Before we possess faith by hearing and the power of the Holy Spirit, it was our Lord Jesus Christ, the object of our faith, who was first silent on our behalf before Pontius Pilate. Although He has borne the sins of the world since His baptism in the Jordan, Christ has committed none of His own. And because He bore our sins, when accusations came upon him, the Lord provided no rebuttal. As He certainly could have, and still He fulfills the salvation of man, Christ allows the accusations to stand against Him. Christ, does this, knowing that it will lead to His crucifixion and death. For the Prophet writes, “Yet He opened not His mouth; He was led as a lamb to the slaughter, And as a sheep before its shearers is silent.”
Our Lord Jesus is silent for us. He endures the pain of the cross for us. For this has been a plan from the foundation of the world that God would send forth His Son to save us from the misery and righteous condemnation of our sins. So we must imitate Christ out of faith and devotion for Him. We are only saved by faith in the Lord, apart from the works of the law. Therefore, to maintain our faith, we must always be listening. For the word of God has ultimate authority. The power to judge the living and the dead, and His words are life. If we desire salvation, we cannot lose our attention from the Word of God. For the Scriptures are the words of Christ with the power to save.
Second, true Christian faith means that we desire our Lord. That we know what He has accomplished for us on the cross, and desire our salvation purchased by Christ. And now the salvation is given to us in His Holy Sacraments, these are where the crucified Lord comes to us. Where the Lord made His dwelling with us. For the words of Christ, tell us how to receive Him. The waters of holy baptism, where he says, “He who believes in me and is baptized will be saved.” And in His Holy Supper, where our Lord says, “Take eat; this is My body” and “drink from that, all of you. For this is my blood of the new covenant, which is shed for many for the remission of sins.” The Sacraments instituted by Jesus are no small addition to His word; they are where Christ united His word to Earthly elements for forgiveness and salvation.
This desire of Christ is the opposite desire for Jesus that we see in the passion of our Lord. While we desire him for salvation. The people wondered Him dead for another purpose. As the Jewish leaders rile up, the people make them believe that they would rather have Barabbas, a murderer, than have the Lord Jesus. And when Pilate asked the mob, “What evil has He done?” They can only call out all the more, “Let Him be crucified!” These cries against the Lord of Heaven and Earth do not come from faith, yet He comes to die for the sins of a whole world so that those of faith will be saved.

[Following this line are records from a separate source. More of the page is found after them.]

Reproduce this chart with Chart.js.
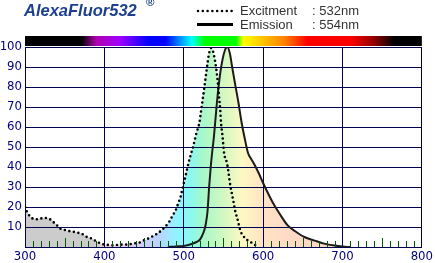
<!DOCTYPE html>
<html>
<head>
<meta charset="utf-8">
<script src="https://cdn.jsdelivr.net/npm/chart.js@4.4.1/dist/chart.umd.min.js"></script>
<style>
    body { margin: 0; background: #fff; }
    #wrap { position: relative; width: 435px; height: 263px; overflow: hidden; background: #fff; }
    #myChart { position: absolute; left: 0; top: 0; }
    .title { position: absolute; left: 24px; top: 1px; line-height: 20px; font: italic bold 16.5px "Liberation Sans", Arial, sans-serif; color: #1d3f8e; white-space: nowrap; }
    .title .reg { position: absolute; left: 122px; top: -5px; font-size: 11.5px; font-style: normal; }
    .leg { position: absolute; line-height: 15px; font: 13px "Liberation Sans", Arial, sans-serif; color: #333; white-space: nowrap; }
    svg.legline { position: absolute; left: 0; top: 0; }
</style>
</head>
<body>
<div id="wrap">
    <canvas id="myChart" width="435" height="263"></canvas>
    <div class="title">AlexaFluor532<span class="reg">®</span></div>
    <svg class="legline" width="435" height="40">
        <line x1="198" y1="11" x2="232" y2="11" stroke="#000" stroke-width="2.6" stroke-linecap="round" stroke-dasharray="0 4.8"></line>
        <line x1="197" y1="24.5" x2="233" y2="24.5" stroke="#000" stroke-width="3"></line>
    </svg>
    <div class="leg" style="left:240px; top:3px;">Excitment</div>
    <div class="leg" style="left:312px; top:3px;">: 532nm</div>
    <div class="leg" style="left:240px; top:17px;">Emission</div>
    <div class="leg" style="left:312px; top:17px;">: 554nm</div>
</div>
<script>
const ctx = document.getElementById('myChart').getContext('2d');

// excitation spectrum (dotted)
const excitationNm = [300, 302, 305, 308, 313, 319, 325, 331, 335, 340, 344, 350, 355, 360, 366, 372, 378, 384, 389, 395,
    400, 406, 412, 419, 425, 431, 437, 444, 448, 453, 458, 465, 471, 477, 482, 486, 490, 493, 496, 498,
    500, 502, 504, 506, 508, 512, 516, 520, 522, 524, 526, 528, 530, 532, 534.5, 537, 539, 541, 543, 544.5,
    546, 547, 549, 550.5, 552.5, 554, 556, 557.5, 559, 561, 563, 565, 567.5, 569.5, 571.5, 575, 580, 585, 590];
const excitationVal = [20, 18, 16, 14.7, 13.8, 14.2, 14.5, 14, 12.7, 11, 9.3, 8.5, 8, 7.7, 7.2, 6.5, 5, 4.2, 3, 1.8,
    1.2, 1, 0.8, 1.2, 1.2, 1.3, 1.8, 2.2, 3, 3.8, 4.8, 6.3, 8, 10.3, 12.8, 15.8, 18.5, 21.8, 25, 28.5,
    31.8, 35, 38.5, 42, 45, 50.5, 57, 62.7, 68.5, 74, 80, 86, 92, 97, 99.5, 97.7, 94, 89, 82, 75,
    68.5, 62, 55, 48, 44, 42.7, 38.5, 34, 30, 26, 22, 17.7, 14.3, 11, 8, 5.5, 3.5, 2.3, 1];

// emission spectrum (solid)
const emissionNm = [480, 490, 500, 510, 516, 520, 523, 526, 528, 530, 532, 534, 536, 538, 540, 542.5, 546, 549, 552, 555,
    558, 561, 564.5, 569, 573, 577, 581, 585, 590, 595, 600, 606, 612.5, 621, 631, 640, 652, 665, 677, 690, 700, 710];
const emissionVal = [0, 0.3, 0.5, 1.5, 2.5, 3.5, 5.5, 8.5, 12, 18, 30, 40, 48, 55, 64, 75, 87, 94, 98.5, 100,
    97, 90, 82, 72, 62, 54, 47, 44, 40.5, 36.5, 32, 27, 22, 16.5, 10.8, 8, 5, 3.2, 1.7, 0.7, 0.2, 0];

const xTicks = [300, 400, 500, 600, 700, 800];
const yTicks = [10, 20, 30, 40, 50, 60, 70, 80, 90, 100];

// colours of the spectrum bar above the plot
const barStopsNm = [300, 371, 390, 419, 456, 477, 510, 527, 566, 575, 627, 656, 710, 740, 765, 800];
const barColors = ['#000000', '#000000', '#b000b0', '#a000ff', '#0000ff', '#0000ff', '#00ffff', '#00ff00', '#00ff00',
    '#ffff00', '#ff8000', '#ff0000', '#ff0000', '#900000', '#000000', '#000000'];

// pastel colours under the curves
const fillStopsNm = [300, 385, 405, 440, 470, 490, 510, 525, 550, 575, 600, 640, 800];
const fillColors = ['#cccccc', '#cccccc', '#f6cce6', '#dacaf8', '#b8d4ff', '#90f4ff', '#8cf8ec', '#a8f8c8', '#d2f8c0',
    '#fff8c4', '#ffe2c4', '#ffd8c8', '#ffd0d0'];

const navy = '#000050';
const labelFont = { family: '"Liberation Sans Narrow", "DejaVu Sans Condensed", "Liberation Sans", sans-serif', size: 13 };

function makeGradient(chart, stopsNm, colors) {
    const { chartArea, scales } = chart;
    if (!chartArea) return null;
    const x0 = scales.x.getPixelForValue(300);
    const x1 = scales.x.getPixelForValue(800);
    const g = chart.ctx.createLinearGradient(x0, 0, x1, 0);
    stopsNm.forEach((nm, i) => g.addColorStop((nm - 300) / 500, colors[i]));
    return g;
}

const spectrumBar = {
    id: 'spectrumBar',
    afterDraw(chart) {
        const c = chart.ctx;
        const area = chart.chartArea;
        c.save();
        c.fillStyle = makeGradient(chart, barStopsNm, barColors);
        c.fillRect(area.left, area.top - 11, area.right - area.left, 10);
        c.restore();
    }
};

const minorTicks = {
    id: 'minorTicks',
    afterDatasetsDraw(chart) {
        const c = chart.ctx;
        const xs = chart.scales.x;
        const bottom = chart.chartArea.bottom;
        c.save();
        c.strokeStyle = '#005a00';
        c.lineWidth = 1;
        for (let nm = 310; nm < 800; nm += 10) {
            if (nm % 100 === 0) continue;
            const len = nm % 50 === 0 ? 9 : 6;
            const px = Math.round(xs.getPixelForValue(nm)) + 0.5;
            c.beginPath();
            c.moveTo(px, bottom);
            c.lineTo(px, bottom - len);
            c.stroke();
        }
        c.restore();
    }
};

new Chart(ctx, {
    type: 'line',
    data: {
        datasets: [{
            label: 'Excitment',
            data: excitationNm.map((nm, i) => ({ x: nm, y: excitationVal[i] })),
            borderColor: '#000000',
            borderWidth: 2.6,
            borderDash: [0, 4.6],
            borderCapStyle: 'round',
            fill: 'origin',
            backgroundColor: c => makeGradient(c.chart, fillStopsNm, fillColors),
            pointRadius: 0,
            cubicInterpolationMode: 'monotone'
        }, {
            label: 'Emission',
            data: emissionNm.map((nm, i) => ({ x: nm, y: emissionVal[i] })),
            borderColor: '#1c1c1c',
            borderWidth: 2,
            fill: 'origin',
            backgroundColor: c => makeGradient(c.chart, fillStopsNm, fillColors),
            pointRadius: 0,
            cubicInterpolationMode: 'monotone'
        }]
    },
    options: {
        responsive: false,
        animation: false,
        layout: { padding: { top: 47, right: 10, left: 0, bottom: 0 } },
        plugins: {
            legend: { display: false },
            tooltip: { enabled: false },
            filler: { drawTime: 'beforeDraw' }
        },
        scales: {
            x: {
                type: 'linear',
                min: 300,
                max: 800,
                afterBuildTicks: s => { s.ticks = xTicks.map(v => ({ value: v })); },
                afterFit: s => { s.height = 16; },
                ticks: { color: '#000080', font: labelFont, padding: 2, maxRotation: 0 },
                grid: { color: navy, lineWidth: 1, drawTicks: false },
                border: { color: navy, width: 1 }
            },
            y: {
                min: 0,
                max: 100,
                afterBuildTicks: s => { s.ticks = [0].concat(yTicks).map(v => ({ value: v })); },
                afterFit: s => { s.width = 25; },
                ticks: { color: '#000080', font: labelFont, padding: 3, callback: v => v === 0 ? '' : v },
                grid: { color: navy, lineWidth: 1, drawTicks: false },
                border: { color: navy, width: 1 }
            }
        }
    },
    plugins: [spectrumBar, minorTicks]
});
</script>
</body>
</html>
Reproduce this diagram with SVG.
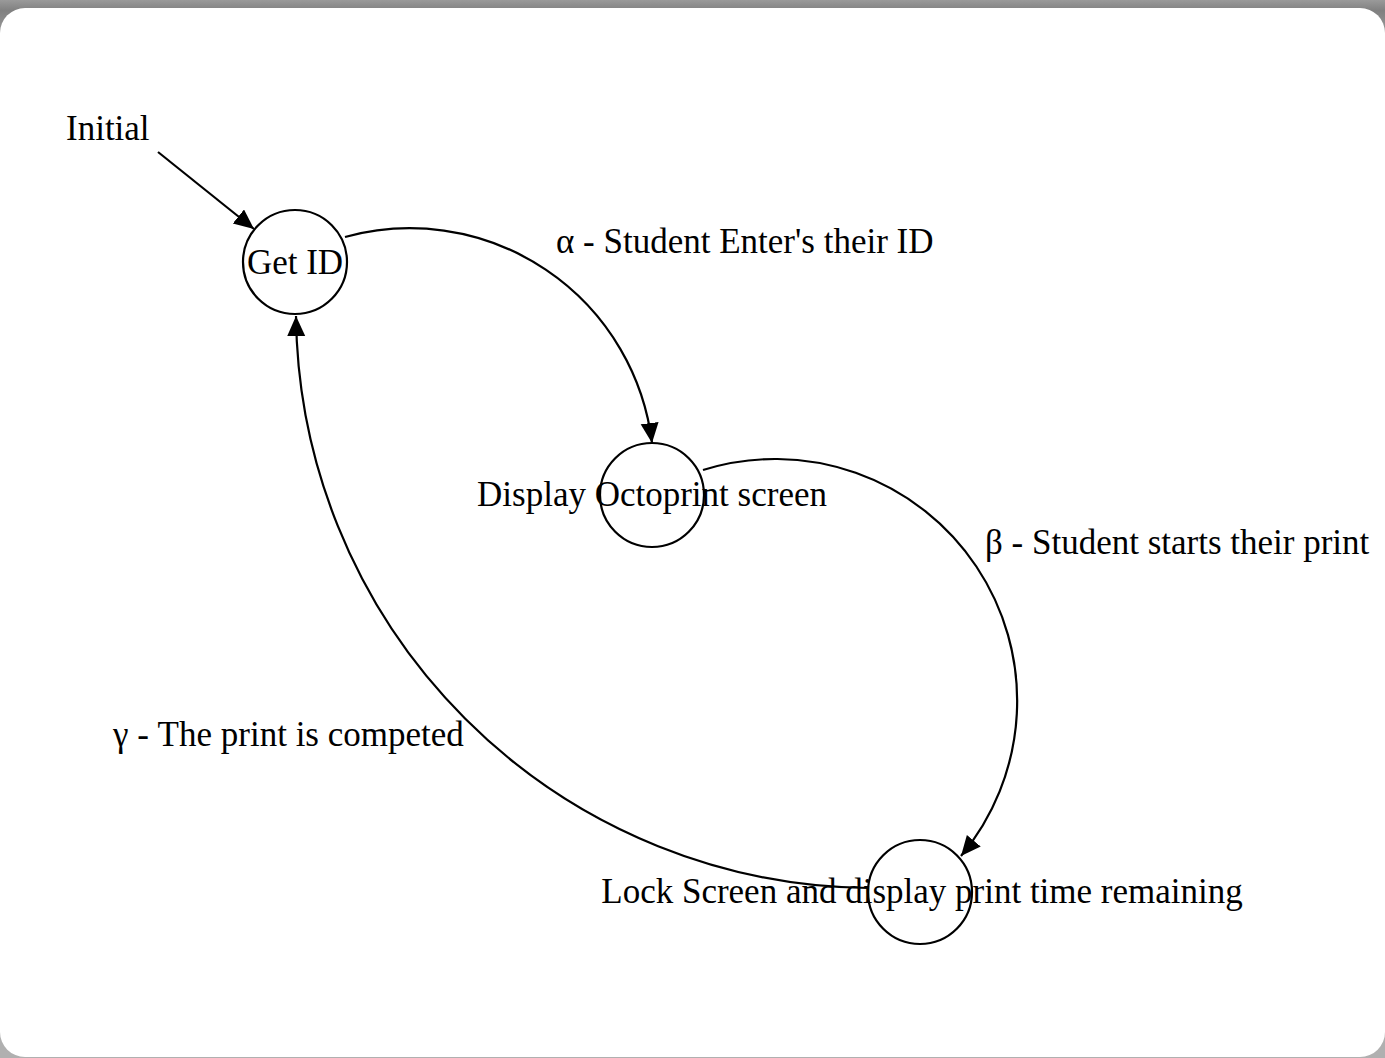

Those of the Christian faith desire the blood of the Lord for their eternal benefit and reward. It is in the sacraments of baptism and the Lord’s Supper that we rightly pray, “His blood be upon us and on our children.” For without such blood, there would be no forgiveness of sins.
And finally, faith that is formed by the Word of God and nourished by the Holy Sacraments will yearn to obey Christ as Lord. Faith will follow wherever He goes, as the Lord says the night before His death, “I am the way, the truth, and the life.” And that way is the Cross. As He says, “Take up your cross and follow Me.” We will suffer in this life because we are members of the body of Christ, which suffered for us.
So when life becomes filled with burdens and crosses. When sicknesses become terminal. When we carry the pain of overwhelming loss. When you are despised by the scoffers for clinging to hope for God, who allows us to feel pain and sorrow. Let us not forget the companion of our Lord on the way to Golgatha, Simon of Cyrene. This is the man who followed after Jesus, also bearing the same cross in aid to our Lord. He literally follows after Christ. Simon suffered as Jesus did, yet it is our Lord who dies on the cross of Calvary. The things we suffer in this life cannot be compared to the things that Christ suffers for us. Yet, it is Christ who gives Simon and all who believe in the Lord the victory over sin, death, and the power of the devil.
Knowing what Christ has endured for our salvation, let us enter this Holy Week with purified hearts and minds to meditate on our Lord’s love and cross and receive them always with true faith,
May Almighty God, by the intercession of Christ our High Priest and the power of the Holy Spirit accomplishes in us. Amen.